This two-part article continues our series on research and the indigenous Chinese church.
Why Is It So Hard to Estimate Congregation Size in China?
The church in China is recognized as a robust, driving force of global church development. Many have been astonished at God’s work in growing China’s church over the past decades—from almost dying during the Cultural Revolution to its current tens of millions. While increasingly the media reports that the church in China has been growing to over 100 million or even ten percent of China’s population (i.e. 140 million), Chinese church leaders tend to believe the number is much smaller and its growth is slower. Even with attempts to conduct research on church size and growth using a variety of methods, the results are still difficult to harmonize.
Definition of “Christian”
To study congregational size and church growth, the first issue is to define “Christian.” In Western Christian communities, it is widely accepted to use self-identification when defining “Christian.” However, a common definition for “Christian” would be helpful for international comparison as well as to study mission strategy. From my conversations with Chinese pastors, I have found that they tend to count the number of Christians based on the number of those baptized or even on church attendance. It is not surprising that a considerable gap exists between self-identified Christians and church attendance.
While Chinese pastors seem to adopt a different definition for “Christian,” we have to appreciate the rationale behind their counting methods. The church in China exists in a unique environment which causes it to be very mobile, so pastors attempt to count their flocks in any practical way that they can manage.
A Restrictive Environment
Hundreds of thousands of house churches (as opposed to government-sanctioned churches, namely TSPM churches) exist and flourish under the restrictive regime of the atheist Communist Party. This creates an unstable church structure as these churches can move from one meeting place to another occasionally or regularly. Some even restructure quickly whenever needed, particularly under tightening religious restrictions in recent years.
In addition, most house churches are not registered. Without church registration, research based on scientific samplings seems impossible. Since records are incomplete, proper membership statistics are not available. Although church registration and membership records are available for TSPM churches, it is an open secret that TSPM churches tend to report lower numbers to avoid too much attention from government authorities. Despite the existence of such under reporting, it does not seem to compensate for the double counting due to a mobile population arising from urbanization.
Due to urbanization, Chinese people move from rural to urban areas to make a better living. Many teenagers from villages have the opportunity to study in cities, and they then settle there after graduation. It is also common for young people to move from one city to another in order to climb social and economic ladders. Such a Christian, as part of the mobile population, would probably be double counted: the rural church attended since childhood and the urban church in the city where the individual regularly resides would both count this person. Some Christians might also be double counted by urban churches in different cities where they have resided. This implies that urban church growth is not entirely attributable to new converts but also to transfers from other churches. This is one reason that Chinese pastors count the congregation size based on the number of those baptized since Chinese churches generally do not baptize believers repeatedly.

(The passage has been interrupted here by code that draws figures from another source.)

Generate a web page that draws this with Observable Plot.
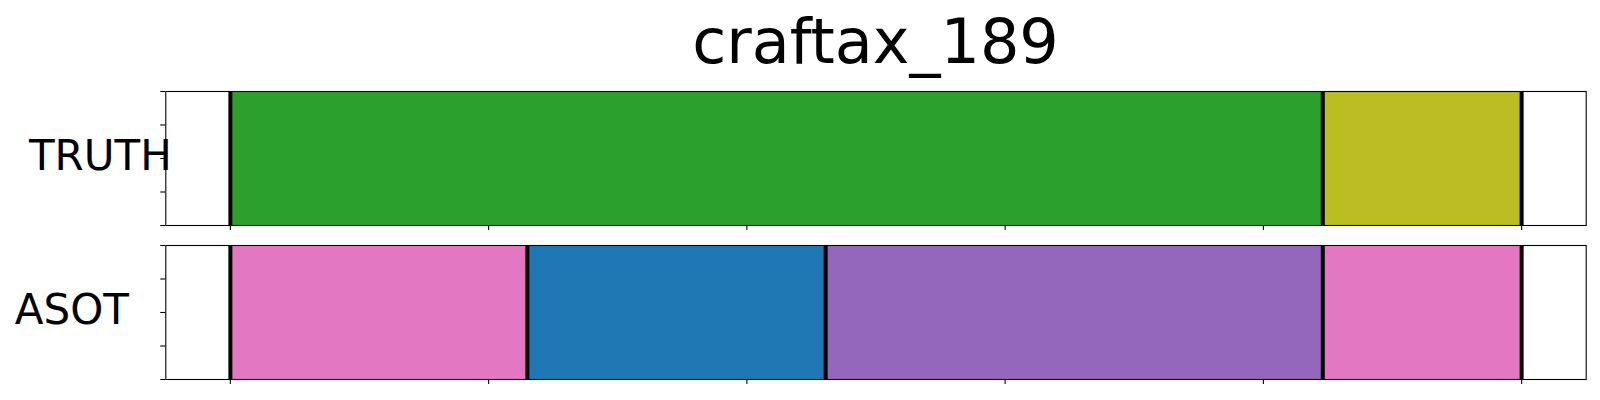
<!DOCTYPE html>
<html>
<head>
<meta charset="utf-8">
<script src="https://cdn.jsdelivr.net/npm/d3@7"></script>
<script src="https://cdn.jsdelivr.net/npm/@observablehq/plot@0.6"></script>
<style>
  html, body { margin: 0; padding: 0; background: #fff; }
  #chart { width: 1600px; height: 400px; }
  svg { font-family: "DejaVu Sans", sans-serif; }
</style>
</head>
<body>
<div id="chart"></div>
<script>
const title = "craftax_189";
const rows = ["TRUTH", "ASOT"];
const truthBounds = [0, 846, 1000];
const truthColors = ["#2ca02c", "#bcbd22"];
const asotBounds = [0, 230, 461, 846, 1000];
const asotColors = ["#e377c2", "#1f77b4", "#9467bd", "#e377c2"];
const xTicks = [0, 200, 400, 600, 800, 1000];
const yTicks = [0, 0.25, 0.5, 0.75, 1];

function segs(row, bounds, colors) {
  return colors.map((c, i) => ({row, x1: bounds[i], x2: bounds[i + 1], color: c}));
}
const segments = [...segs("TRUTH", truthBounds, truthColors), ...segs("ASOT", asotBounds, asotColors)];
const boundaries = [
  ...truthBounds.map(x => ({row: "TRUTH", x})),
  ...asotBounds.map(x => ({row: "ASOT", x}))
];

const plot = Plot.plot({
  width: 1600,
  height: 400,
  marginTop: 90.3,
  marginBottom: 19.7,
  marginLeft: 165.3,
  marginRight: 14.3,
  style: {fontFamily: "DejaVu Sans, sans-serif", background: "white"},
  x: {domain: [-50, 1050], axis: null},
  y: {domain: [0, 1], axis: null},
  fy: {domain: rows, paddingInner: 0.129, paddingOuter: 0, axis: null},
  color: {type: "identity"},
  marks: [
    Plot.rect(segments, {x1: "x1", x2: "x2", y1: 0, y2: 1, fy: "row", fill: "color", inset: 0}),
    Plot.ruleX(boundaries, {x: "x", fy: "row", stroke: "black", strokeWidth: 4}),
    Plot.frame({stroke: "black", strokeWidth: 1.1}),
    Plot.ruleY(yTicks, {y: d => d, x1: -50, x2: -53.9, stroke: "black", strokeWidth: 1.1, clip: false}),
    Plot.ruleX(xTicks, {x: d => d, y1: 0, y2: -0.037, stroke: "black", strokeWidth: 1.1, clip: false}),
    Plot.text([{row: "TRUTH"}], {fy: "row", text: "row", frameAnchor: "left", textAnchor: "middle", dx: -65.5, dy: -2, fontSize: 42, fill: "black"}),
    Plot.text([{row: "ASOT"}], {fy: "row", text: "row", frameAnchor: "left", textAnchor: "middle", dx: -94, dy: -2, fontSize: 42, fill: "black"})
  ]
});

d3.select(plot).append("text")
  .attr("x", 875.5)
  .attr("y", 63)
  .attr("text-anchor", "middle")
  .attr("font-size", 62)
  .attr("font-family", "DejaVu Sans, sans-serif")
  .attr("fill", "black")
  .text(title);

document.getElementById("chart").appendChild(plot);
</script>
</body>
</html>
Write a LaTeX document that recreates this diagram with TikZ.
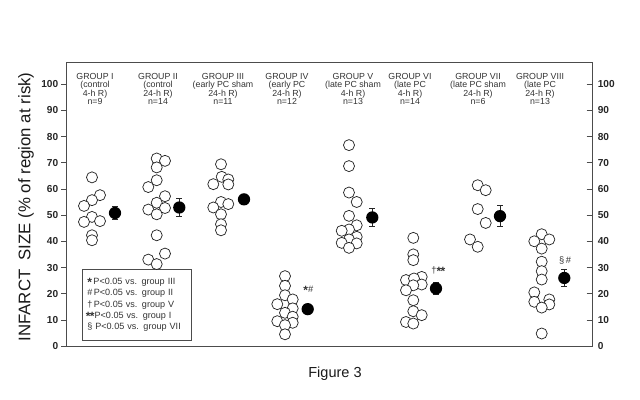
\documentclass[tikz,border=0pt]{standalone}
\usepackage{fontspec}
\setmainfont{Liberation Sans}
\newcommand{\stx}{\raisebox{-0.45ex}{\fontsize{9}{9}\selectfont\bfseries *}}
\begin{document}
\begin{tikzpicture}[x=0.75pt,y=-0.75pt,
  frame/.style={draw=black!70,line width=0.6pt},
  oc/.style={circle,draw=black!85,fill=white,line width=0.55pt,minimum size=8.3pt,inner sep=0pt},
  fc/.style={circle,fill=black,minimum size=9.2pt,inner sep=0pt},
  ebar/.style={draw=black!85,line width=0.5pt},
  grp/.style={align=center,text=black!80,font=\fontsize{6.6}{6.3}\selectfont,inner sep=0pt},
  num/.style={font=\fontsize{7.6}{9}\selectfont\bfseries,text=black!85,inner sep=0pt},
  ann/.style={font=\fontsize{7}{8}\selectfont,text=black!80,inner sep=0pt}]
\useasboundingbox (0,0) rectangle (640,400);
% frame
\draw[frame] (66.7,62) rectangle (592.3,346.2);
% ticks and labels
\foreach \v in {0,10,...,100}{
  \draw[frame] (61,{346.2-2.62*\v}) -- (66.7,{346.2-2.62*\v});
  \draw[frame] (586.5,{346.2-2.62*\v}) -- (592.3,{346.2-2.62*\v});
  \node[num,anchor=east] (yl\v) at (58.5,{346.2-2.62*\v}) {\v};
  \node[num,anchor=west] (yr\v) at (597.5,{346.2-2.62*\v}) {\v};
}
% axis title
\node[rotate=90,font=\fontsize{12.6}{14}\selectfont,text=black!90,inner sep=0pt] (ytitle) at (26,207) {INFARCT\ \ SIZE (\% of region at risk)};
\node[font=\fontsize{10.9}{12}\selectfont,text=black!90,inner sep=0pt] (fig) at (335,373.5) {Figure 3};
% group labels
\node[grp] (h1) at (95,89) {GROUP I\\(control\\4-h R)\\n=9};
\node[grp] (h2) at (158,89) {GROUP II\\(control\\24-h R)\\n=14};
\node[grp] (h3) at (223,89) {GROUP III\\(early PC sham\\24-h R)\\n=11};
\node[grp] (h4) at (287,89) {GROUP IV\\(early PC\\24-h R)\\n=12};
\node[grp] (h5) at (353,89) {GROUP V\\(late PC sham\\4-h R)\\n=13};
\node[grp] (h6) at (410,89) {GROUP VI\\(late PC\\4-h R)\\n=14};
\node[grp] (h7) at (478,89) {GROUP VII\\(late PC sham\\24-h R)\\n=6};
\node[grp] (h8) at (540,89) {GROUP VIII\\(late PC\\24-h R)\\n=13};
% legend
\node[draw=black!70,line width=0.6pt,anchor=north west,minimum width=81.8pt,minimum height=53pt,
  text width=76pt,inner xsep=2.6pt,align=left,text=black!80,
  font=\fontsize{6.8}{8.5}\selectfont] (legend) at (81.7,269.3)
  {\hspace*{1pt}\stx\,P<0.05 vs. group III\\
   \hspace*{1pt}\#\,P<0.05 vs. group II\\
   \hspace*{1pt}†\,P<0.05 vs. group V\\
   \stx\kern-0.5pt\stx P<0.05 vs. group I\\
   \hspace*{1pt}§ P<0.05 vs. group VII};
% data
\begin{scope}[y=1.965pt,shift={(0pt,-260.15pt)}]
  \foreach \x/\v [count=\i] in {92/64.7,100/57.9,92/56,84/53.8,92/49.6,84/47.7,100/48,92/42.6,92/40.7}
    \node[oc] (a\i) at (\x,\v) {};
  \foreach \x/\v [count=\i] in {156.7/71.9,165/71,156.7/68.5,156.7/63.6,148.3/61,165/57.5,156.7/55,148.3/52.4,165/53,156.7/50.6,156.7/42.6,165/35.6,148.3/33.3,156.7/31.6}
    \node[oc] (b\i) at (\x,\v) {};
  \foreach \x/\v [count=\i] in {221/69.7,221.7/64.9,228.3/63.9,213.3/62.1,228.3/62,221/55.3,228.3/54.5,213.3/53.2,221/50.6,221/46.8,221/44.5}
    \node[oc] (c\i) at (\x,\v) {};
  \foreach \x/\v [count=\i] in {285/27,285/23.3,285/19.7,292.7/18.1,277.3/16.3,292.7/14.7,285/13,292.7/11.5,277.3/9.8,292.7/9.2,285/8.3,285/4.8}
    \node[oc] (d\i) at (\x,\v) {};
  \foreach \x/\v [count=\i] in {349/77,349/69,349/58.9,356.7/55.3,349/50,356.7/46.4,349/44.8,341.7/44.3,356.7/42,349/41,341.7/39.7,356.7/39.5,349/37.8}
    \node[oc] (e\i) at (\x,\v) {};
  \foreach \x/\v [count=\i] in {413.3/41.6,413.3/35.3,413.3/33.1,421.7/26.7,406/25.5,414/26.1,421.7/23.8,413.3/23.5,406/21.6,413.3/17.8,413.3/13.6,421.7/12.1,406/9.5,413.3/8.9}
    \node[oc] (f\i) at (\x,\v) {};
  \foreach \x/\v [count=\i] in {477.7/61.7,485.7/59.8,477.7/52.6,485.7/47.3,470/41,477.7/38.2}
    \node[oc] (g\i) at (\x,\v) {};
  \foreach \x/\v [count=\i] in {541.7/43,534.3/40.3,549.3/41,541.7/37.5,541.7/32.5,541.7/28.9,541.7/25.7,534.3/20.8,534.3/17.2,549.3/18.1,549.3/16.2,541.7/15,541.7/5.1}
    \node[oc] (h\i) at (\x,\v) {};
  % means with error bars
  \foreach \x/\m/\e [count=\i] in {115/51.1/2.4,179.3/53.2/3.5,244/56.3/1.5,307.7/14.4/1,372.3/49.4/3.3,436/22.3/2.2,500/49.9/4,564.3/26.3/3.2}{
    \draw[ebar] (\x,\m-\e) -- (\x,\m+\e);
    \draw[ebar] (\x-3,\m-\e) -- (\x+3,\m-\e);
    \draw[ebar] (\x-3,\m+\e) -- (\x+3,\m+\e);
    \node[fc] (m\i) at (\x,\m) {};
  }
  \node[ann] (s4) at (308.3,21.6) {\stx\#};
  \node[ann] (s6) at (438.3,29) {†\stx\kern-0.5pt\stx};
  \node[ann] (s8) at (565,33) {§\,\#};
\end{scope}
\end{tikzpicture}
\end{document}
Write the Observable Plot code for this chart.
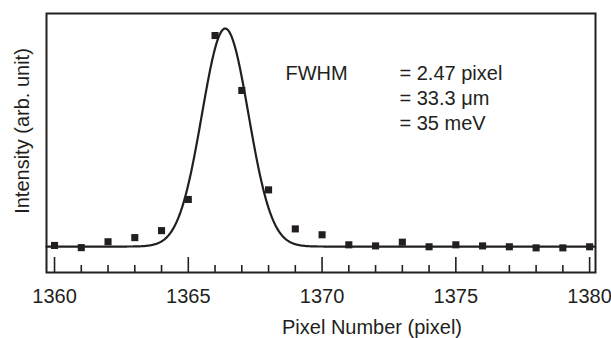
<!DOCTYPE html>
<html>
<head>
<meta charset="utf-8">
<script src="https://cdn.jsdelivr.net/npm/d3@7"></script>
<script src="https://cdn.jsdelivr.net/npm/@observablehq/plot@0.6"></script>
<style>
  html, body { margin: 0; padding: 0; background: #fff; }
  #chart svg { display: block; }
</style>
</head>
<body>
<div id="chart"></div>
<script>
// Measured data points (pixel number, intensity in arb. units; baseline ≈ 0, fit peak = 1)
const pixels = [1360, 1361, 1362, 1363, 1364, 1365, 1366, 1367, 1368, 1369, 1370,
                1371, 1372, 1373, 1374, 1375, 1376, 1377, 1378, 1379, 1380];
const intensity = [0.005, -0.005, 0.022, 0.041, 0.073, 0.216, 0.968, 0.716, 0.26, 0.081, 0.054,
                   0.008, 0.003, 0.020, -0.001, 0.008, 0.003, -0.001, -0.006, -0.006, -0.001];

// Gaussian fit parameters (as drawn)
const fitCenter = 1366.38;
const fitSigma = 0.87;
const fitAmplitude = 1.0;
const fitBaseline = 0.0;

// Axis ticks
const majorTicks = [1360, 1365, 1370, 1375, 1380];
const minorTicks = [1361, 1362, 1363, 1364, 1366, 1367, 1368, 1369, 1371, 1372, 1373, 1374,
                    1376, 1377, 1378, 1379];

// Texts
const xLabel = "Pixel Number (pixel)";
const yLabel = "Intensity (arb. unit)";
const annotLeft = ["FWHM"];
const annotRight = ["= 2.47 pixel", "= 33.3 μm", "= 35 meV"];

const points = pixels.map((p, i) => ({x: p, y: intensity[i]}));
const fitX = d3.range(1359.7, 1380.22, 0.02);
const fit = fitX.map(x => ({x, y: fitBaseline + fitAmplitude * Math.exp(-((x - fitCenter) ** 2) / (2 * fitSigma ** 2))}));

const ink = "#231f20";
const W = 611, H = 338;
const mL = 46, mR = 16, mT = 13, mB = 66;
const frameH = H - mT - mB;
const fs = 20;

const chart = Plot.plot({
  width: W,
  height: H,
  marginLeft: mL,
  marginRight: mR,
  marginTop: mT,
  marginBottom: mB,
  style: {fontFamily: "'Liberation Sans', Arial, sans-serif", color: ink, background: "#fff", overflow: "visible"},
  x: {domain: [1359.7, 1380.22]},
  y: {domain: [-0.119, 1.069]},
  marks: [
    Plot.axisX(majorTicks, {tickSize: 0, tickPadding: 16, fontSize: fs, fill: ink, label: null, tickFormat: d => String(d)}),
    Plot.axisY([], {label: null, tickSize: 0}),
    Plot.ruleX(majorTicks, {stroke: ink, strokeWidth: 1.6, insetTop: frameH - 15}),
    Plot.ruleX(minorTicks, {stroke: ink, strokeWidth: 1.6, insetTop: frameH - 7}),
    Plot.line(fit, {x: "x", y: "y", stroke: ink, strokeWidth: 2.2}),
    Plot.dot(points, {x: "x", y: "y", symbol: "square", r: 4, fill: ink, stroke: "none"}),
    Plot.frame({stroke: ink, strokeWidth: 2}),
    Plot.text(annotLeft, {frameAnchor: "top-left", text: d => d, dx: 239, dy: 52, fontSize: fs, fill: ink, textAnchor: "start", lineAnchor: "top"}),
    Plot.text([annotRight.join("\n")], {frameAnchor: "top-left", text: d => d, dx: 353, dy: 49, lineHeight: 1.25, fontSize: fs, fill: ink, textAnchor: "start", lineAnchor: "top"}),
    Plot.text([xLabel], {frameAnchor: "bottom", text: d => d, dx: 51, dy: 55, fontSize: fs, fill: ink, textAnchor: "middle", lineAnchor: "middle"}),
    Plot.text([yLabel], {frameAnchor: "left", text: d => d, dx: -24, dy: -12, rotate: -90, fontSize: fs, fill: ink, textAnchor: "middle", lineAnchor: "middle"})
  ]
});

document.getElementById("chart").appendChild(chart);
</script>
</body>
</html>
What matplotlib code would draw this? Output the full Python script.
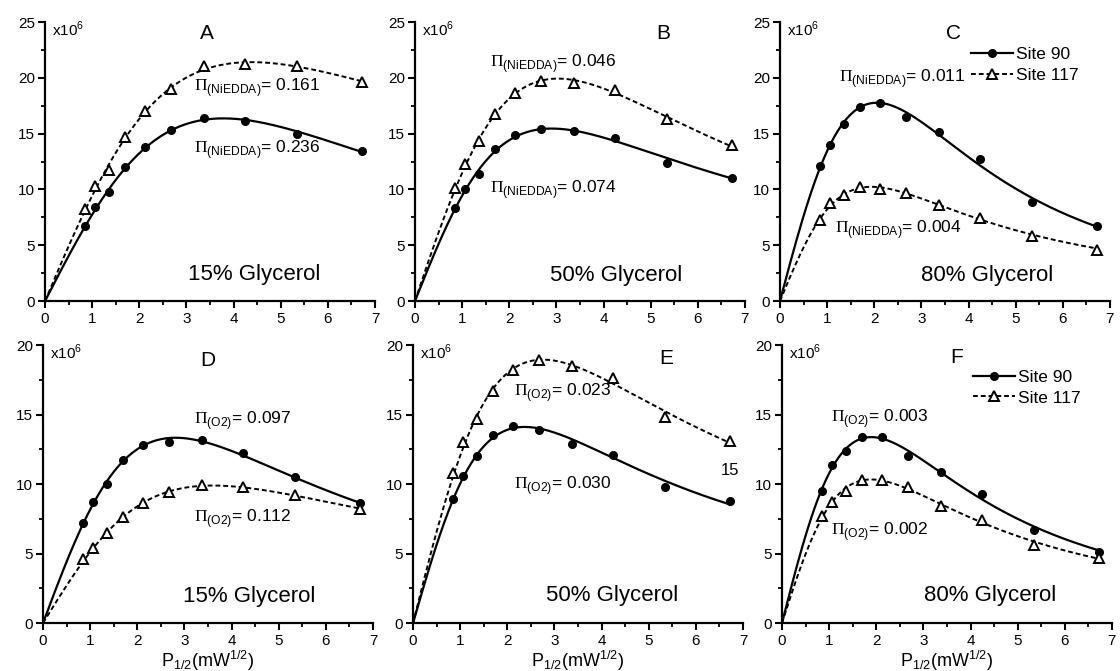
import numpy as np
import matplotlib
matplotlib.use('Agg')
import matplotlib.pyplot as plt
from matplotlib.ticker import MultipleLocator

plt.rcParams['font.family'] = ['Liberation Sans', 'DejaVu Sans']
plt.rcParams['mathtext.fontset'] = 'custom'
plt.rcParams['mathtext.rm'] = 'Liberation Serif'
plt.rcParams['mathtext.sf'] = 'Liberation Sans'

# square root of microwave power (mW^1/2), same for all panels
p_sqrt = [0.85, 1.07, 1.35, 1.70, 2.13, 2.68, 3.38, 4.25, 5.35, 6.73]

# signal amplitude (x10^6), site 90 = filled circles, site 117 = open triangles
a_site90 = [6.7, 8.4, 9.8, 12.0, 13.8, 15.3, 16.4, 16.1, 15.0, 13.4]
a_site117 = [8.2, 10.3, 11.7, 14.7, 17.0, 19.0, 21.1, 21.2, 21.1, 19.6]
b_site90 = [8.3, 10.0, 11.4, 13.6, 14.9, 15.4, 15.2, 14.6, 12.4, 11.0]
b_site117 = [10.1, 12.3, 14.3, 16.8, 18.6, 19.7, 19.5, 18.9, 16.3, 14.0]
c_site90 = [12.1, 14.0, 15.9, 17.4, 17.7, 16.5, 15.1, 12.7, 8.9, 6.7]
c_site117 = [7.3, 8.8, 9.5, 10.2, 10.0, 9.7, 8.6, 7.4, 5.8, 4.6]
d_site90 = [7.2, 8.7, 10.0, 11.7, 12.8, 13.0, 13.2, 12.2, 10.5, 8.6]
d_site117 = [4.6, 5.4, 6.5, 7.6, 8.6, 9.4, 9.9, 9.8, 9.2, 8.2]
e_site90 = [8.9, 10.6, 12.0, 13.5, 14.2, 13.9, 12.9, 12.1, 9.8, 8.8]
e_site117 = [10.8, 13.0, 14.7, 16.7, 18.2, 18.9, 18.5, 17.6, 14.8, 13.1]
f_site90 = [9.5, 11.4, 12.4, 13.4, 13.4, 12.0, 10.9, 9.3, 6.7, 5.1]
f_site117 = [7.7, 8.7, 9.5, 10.3, 10.3, 9.8, 8.4, 7.4, 5.6, 4.7]

letters = ['A', 'B', 'C', 'D', 'E', 'F']
glycerol = ['15% Glycerol', '50% Glycerol', '80% Glycerol'] * 2
reagent = ['NiEDDA'] * 3 + ['O2'] * 3
pi_90 = ['0.236', '0.074', '0.011', '0.097', '0.030', '0.003']
pi_117 = ['0.161', '0.046', '0.004', '0.112', '0.023', '0.002']
ymax = [25, 25, 25, 20, 20, 20]

series90 = [a_site90, b_site90, c_site90, d_site90, e_site90, f_site90]
series117 = [a_site117, b_site117, c_site117, d_site117, e_site117, f_site117]

# text placement (data coords): letter, glycerol, pi90, pi117
letter_pos = [(3.44, 24.0), (5.27, 24.0), (3.68, 24.0), (3.5, 18.9), (5.38, 19.0), (3.71, 19.1)]
glyc_pos = [(3.04, 2.4), (2.86, 2.3), (3.0, 2.3), (2.98, 1.9), (2.82, 2.0), (3.02, 2.0)]
pi90_pos = [(3.17, 13.6), (1.59, 10.0), (1.26, 19.9), (3.21, 14.55), (2.15, 9.9), (1.04, 14.7)]
pi117_pos = [(3.17, 19.1), (1.59, 21.3), (1.17, 6.4), (3.21, 7.5), (2.15, 16.6), (1.04, 6.6)]

# axes rectangles in figure fraction
rects = [
    (0.0402, 0.5514, 0.2946, 0.4158),
    (0.3705, 0.5514, 0.2946, 0.4158),
    (0.6964, 0.5514, 0.2946, 0.4158),
    (0.0384, 0.0715, 0.2946, 0.4143),
    (0.3688, 0.0715, 0.2946, 0.4143),
    (0.6982, 0.0715, 0.2946, 0.4143),
]


def sat_fit(x, y):
    '''fit a power saturation curve through origin + points'''
    xs = np.concatenate([[0.0], np.asarray(x)])
    ys = np.concatenate([[0.0], np.asarray(y)])
    best = None
    for eps in np.linspace(0.3, 3.0, 55):
        k = 2 ** (1 / eps) - 1
        for p in np.logspace(-1, 2.5, 160):
            f = xs / (1 + k * xs ** 2 / p) ** eps
            amp = f @ ys / (f @ f)
            res = ((ys - amp * f) ** 2).sum()
            if best is None or res < best[0]:
                best = (res, amp, k, p, eps)
    _, amp, k, p, eps = best
    return lambda xx: amp * xx / (1 + k * xx ** 2 / p) ** eps


fig = plt.figure(figsize=(11.2, 6.71), dpi=100)
xx = np.linspace(0, 6.73, 300)

for i in range(6):
    ax = fig.add_axes(rects[i])
    y90 = series90[i]
    y117 = series117[i]

    fit90 = sat_fit(p_sqrt, y90)
    fit117 = sat_fit(p_sqrt, y117)
    ax.plot(xx, fit90(xx), color='black', lw=1.6)
    ax.plot(xx, fit117(xx), color='black', lw=1.4, ls=(0, (2.5, 1.5)))
    ax.plot(p_sqrt, y90, 'o', color='black', ms=5.5, zorder=3)
    ax.plot(p_sqrt, y117, '^', mfc='white', mec='black', mew=1.4, ms=7, zorder=3)

    ax.set_xlim(0, 7)
    ax.set_ylim(0, ymax[i])
    ax.xaxis.set_major_locator(MultipleLocator(1))
    ax.xaxis.set_minor_locator(MultipleLocator(0.5))
    ax.yaxis.set_major_locator(MultipleLocator(5))
    ax.yaxis.set_minor_locator(MultipleLocator(2.5))
    for s in ['top', 'right']:
        ax.spines[s].set_visible(False)
    for s in ['left', 'bottom']:
        ax.spines[s].set_linewidth(1.6)
    ax.tick_params(which='major', direction='out', length=5, width=1.5, labelsize=11, pad=2)
    ax.tick_params(which='minor', direction='out', length=3, width=1.3)
    ax.tick_params(axis='x', which='major', pad=3)

    ax.text(0.14, ymax[i] * 0.972, r'x10$^{\mathregular{6}}$', fontsize=11, va='center', ha='left')
    ax.text(*letter_pos[i], letters[i], fontsize=15, ha='center', va='center')
    ax.text(*glyc_pos[i], glycerol[i], fontsize=16, ha='left', va='center')
    sub = r'$\Pi_{\mathsf{(%s)}}$' % ('NiEDDA' if reagent[i] == 'NiEDDA' else 'O2')
    ax.text(*pi90_pos[i], sub + '= ' + pi_90[i], fontsize=12.5, ha='left', va='center')
    ax.text(*pi117_pos[i], sub + '= ' + pi_117[i], fontsize=12.5, ha='left', va='center')

    if i >= 3:
        ax.set_xlabel(r'P$_{\mathregular{1/2}}$(mW$^{\mathregular{1/2}}$)', fontsize=13, labelpad=0.5)

    if i in (2, 5):
        ax.plot([], [], '-o', color='black', ms=5.5, lw=1.6, label='Site 90')
        ax.plot([], [], '^', ls=(0, (2.5, 1.5)), color='black', mfc='white', mec='black',
                mew=1.4, ms=7, lw=1.4, label='Site 117')
        ax.legend(loc='upper left', bbox_to_anchor=(0.58, 0.91), frameon=False,
                  fontsize=12.5, handlelength=2.4, handletextpad=0.2,
                  labelspacing=0.3, borderaxespad=0, borderpad=0)

# stray label in panel E
fig.axes[4].text(6.73, 11.0, '15', fontsize=12, ha='center', va='center')

fig.savefig('out.png', dpi=100)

Traditionally, rural churches in China have used the family unit to count their congregation size since Chinese converted to Christ family-by-family during the great house-church revival of the 1980s. Hence, church leaders count the number of believers based on the family unit. Even though younger generations and adults of these believing families have migrated to the cities, they still return to their home villages to meet relatives and attend Sunday services in their rural churches during major festivals like Chinese New Year. It is natural for rural church leaders to include these believers as part of their congregations.